* _WRITTEN EXERCISE_:
Starting with the first line and ending with the line that holds "gogo_pct = [10.0, 9.4, 10.0, 9.5, 9.4, 9.4]", repeat the material exactly.

━━━━━ DATA SECTION ━━━━━

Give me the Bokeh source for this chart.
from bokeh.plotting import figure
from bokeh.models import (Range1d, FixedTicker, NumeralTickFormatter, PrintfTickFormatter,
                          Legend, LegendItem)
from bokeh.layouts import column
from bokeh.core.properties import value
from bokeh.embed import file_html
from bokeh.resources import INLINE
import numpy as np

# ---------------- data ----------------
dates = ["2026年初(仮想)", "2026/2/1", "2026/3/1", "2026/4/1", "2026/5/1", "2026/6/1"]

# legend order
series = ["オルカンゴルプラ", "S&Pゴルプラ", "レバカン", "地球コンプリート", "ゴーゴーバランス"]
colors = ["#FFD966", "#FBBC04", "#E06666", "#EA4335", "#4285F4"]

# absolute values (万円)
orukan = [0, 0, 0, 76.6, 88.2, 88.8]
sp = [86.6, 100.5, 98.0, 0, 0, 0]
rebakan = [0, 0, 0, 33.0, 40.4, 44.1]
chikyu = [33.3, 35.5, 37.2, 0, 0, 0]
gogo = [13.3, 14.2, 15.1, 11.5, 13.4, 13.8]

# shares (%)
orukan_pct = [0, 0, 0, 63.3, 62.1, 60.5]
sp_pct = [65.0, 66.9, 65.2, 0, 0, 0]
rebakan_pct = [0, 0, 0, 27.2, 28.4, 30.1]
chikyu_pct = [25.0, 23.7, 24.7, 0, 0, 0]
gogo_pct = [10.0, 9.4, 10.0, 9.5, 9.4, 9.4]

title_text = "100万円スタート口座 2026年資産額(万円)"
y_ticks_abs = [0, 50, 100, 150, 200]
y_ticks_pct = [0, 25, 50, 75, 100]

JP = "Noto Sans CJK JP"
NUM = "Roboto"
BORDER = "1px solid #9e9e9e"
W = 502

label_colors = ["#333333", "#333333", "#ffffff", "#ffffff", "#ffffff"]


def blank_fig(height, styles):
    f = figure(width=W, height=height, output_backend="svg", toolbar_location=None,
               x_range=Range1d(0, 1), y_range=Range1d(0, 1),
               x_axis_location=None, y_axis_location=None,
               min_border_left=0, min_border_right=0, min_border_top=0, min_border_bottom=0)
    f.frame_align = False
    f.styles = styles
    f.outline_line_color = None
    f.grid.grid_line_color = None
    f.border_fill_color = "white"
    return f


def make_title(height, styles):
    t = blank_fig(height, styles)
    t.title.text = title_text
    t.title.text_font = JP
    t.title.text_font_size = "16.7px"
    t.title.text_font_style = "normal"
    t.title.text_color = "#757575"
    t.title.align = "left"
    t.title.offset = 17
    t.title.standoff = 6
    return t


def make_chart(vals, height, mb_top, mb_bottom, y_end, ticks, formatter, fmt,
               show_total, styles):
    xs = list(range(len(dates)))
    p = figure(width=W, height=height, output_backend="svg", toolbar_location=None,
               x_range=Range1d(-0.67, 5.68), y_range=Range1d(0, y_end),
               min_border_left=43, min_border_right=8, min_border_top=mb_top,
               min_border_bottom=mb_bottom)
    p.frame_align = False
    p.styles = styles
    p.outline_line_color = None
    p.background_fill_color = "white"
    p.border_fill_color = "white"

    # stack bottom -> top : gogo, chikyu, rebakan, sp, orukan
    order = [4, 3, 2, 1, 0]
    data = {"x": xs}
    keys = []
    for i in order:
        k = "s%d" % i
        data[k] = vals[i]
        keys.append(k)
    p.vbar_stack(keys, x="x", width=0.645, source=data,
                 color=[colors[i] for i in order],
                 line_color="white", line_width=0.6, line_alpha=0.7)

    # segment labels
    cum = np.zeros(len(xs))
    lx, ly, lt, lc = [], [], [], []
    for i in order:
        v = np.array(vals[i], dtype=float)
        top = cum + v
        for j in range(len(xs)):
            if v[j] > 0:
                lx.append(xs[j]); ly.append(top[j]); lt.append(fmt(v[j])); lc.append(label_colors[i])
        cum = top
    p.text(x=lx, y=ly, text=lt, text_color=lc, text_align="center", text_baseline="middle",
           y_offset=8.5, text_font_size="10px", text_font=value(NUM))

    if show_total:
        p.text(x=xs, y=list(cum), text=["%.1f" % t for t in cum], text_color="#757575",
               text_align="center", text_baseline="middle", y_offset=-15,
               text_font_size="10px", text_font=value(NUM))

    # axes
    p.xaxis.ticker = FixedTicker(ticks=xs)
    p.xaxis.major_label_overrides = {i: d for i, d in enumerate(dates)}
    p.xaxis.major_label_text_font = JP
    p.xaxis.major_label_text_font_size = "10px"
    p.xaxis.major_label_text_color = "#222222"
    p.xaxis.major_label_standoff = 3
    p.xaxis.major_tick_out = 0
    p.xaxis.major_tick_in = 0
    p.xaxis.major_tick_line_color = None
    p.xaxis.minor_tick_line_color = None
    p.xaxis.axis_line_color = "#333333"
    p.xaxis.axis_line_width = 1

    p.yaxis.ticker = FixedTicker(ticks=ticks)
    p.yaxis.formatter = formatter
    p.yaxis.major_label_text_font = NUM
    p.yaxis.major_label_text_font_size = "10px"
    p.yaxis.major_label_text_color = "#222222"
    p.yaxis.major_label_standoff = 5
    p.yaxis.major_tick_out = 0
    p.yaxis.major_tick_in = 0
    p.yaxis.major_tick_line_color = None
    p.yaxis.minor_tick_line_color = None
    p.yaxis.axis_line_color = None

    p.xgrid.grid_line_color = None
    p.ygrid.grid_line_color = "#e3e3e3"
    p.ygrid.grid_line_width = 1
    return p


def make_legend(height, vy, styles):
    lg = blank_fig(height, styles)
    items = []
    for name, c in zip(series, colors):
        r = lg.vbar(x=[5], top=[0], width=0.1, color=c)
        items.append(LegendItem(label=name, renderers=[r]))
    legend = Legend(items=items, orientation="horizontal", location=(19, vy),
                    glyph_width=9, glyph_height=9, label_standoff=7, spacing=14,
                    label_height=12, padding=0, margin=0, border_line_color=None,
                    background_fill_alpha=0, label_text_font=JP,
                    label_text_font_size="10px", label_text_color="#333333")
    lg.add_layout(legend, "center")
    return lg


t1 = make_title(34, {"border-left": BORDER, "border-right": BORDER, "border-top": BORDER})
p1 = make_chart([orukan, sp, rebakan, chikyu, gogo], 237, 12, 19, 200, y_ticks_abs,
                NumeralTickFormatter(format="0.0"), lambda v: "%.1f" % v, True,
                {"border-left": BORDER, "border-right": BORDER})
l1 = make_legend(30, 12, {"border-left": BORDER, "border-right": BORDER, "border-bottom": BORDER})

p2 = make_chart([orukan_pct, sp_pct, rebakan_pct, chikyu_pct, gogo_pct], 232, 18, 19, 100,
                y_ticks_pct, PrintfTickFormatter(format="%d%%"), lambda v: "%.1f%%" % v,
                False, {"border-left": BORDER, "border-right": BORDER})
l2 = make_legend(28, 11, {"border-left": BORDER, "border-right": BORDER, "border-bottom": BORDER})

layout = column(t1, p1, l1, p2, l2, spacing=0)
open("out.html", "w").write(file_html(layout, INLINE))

━━━━━

* _EXERCISE RESULT_:
Give me the Bokeh source for this chart.
from bokeh.plotting import figure
from bokeh.models import (Range1d, FixedTicker, NumeralTickFormatter, PrintfTickFormatter,
                          Legend, LegendItem)
from bokeh.layouts import column
from bokeh.core.properties import value
from bokeh.embed import file_html
from bokeh.resources import INLINE
import numpy as np

# ---------------- data ----------------
dates = ["2026年初(仮想)", "2026/2/1", "2026/3/1", "2026/4/1", "2026/5/1", "2026/6/1"]

# legend order
series = ["オルカンゴルプラ", "S&Pゴルプラ", "レバカン", "地球コンプリート", "ゴーゴーバランス"]
colors = ["#FFD966", "#FBBC04", "#E06666", "#EA4335", "#4285F4"]

# absolute values (万円)
orukan = [0, 0, 0, 76.6, 88.2, 88.8]
sp = [86.6, 100.5, 98.0, 0, 0, 0]
rebakan = [0, 0, 0, 33.0, 40.4, 44.1]
chikyu = [33.3, 35.5, 37.2, 0, 0, 0]
gogo = [13.3, 14.2, 15.1, 11.5, 13.4, 13.8]

# shares (%)
orukan_pct = [0, 0, 0, 63.3, 62.1, 60.5]
sp_pct = [65.0, 66.9, 65.2, 0, 0, 0]
rebakan_pct = [0, 0, 0, 27.2, 28.4, 30.1]
chikyu_pct = [25.0, 23.7, 24.7, 0, 0, 0]
gogo_pct = [10.0, 9.4, 10.0, 9.5, 9.4, 9.4]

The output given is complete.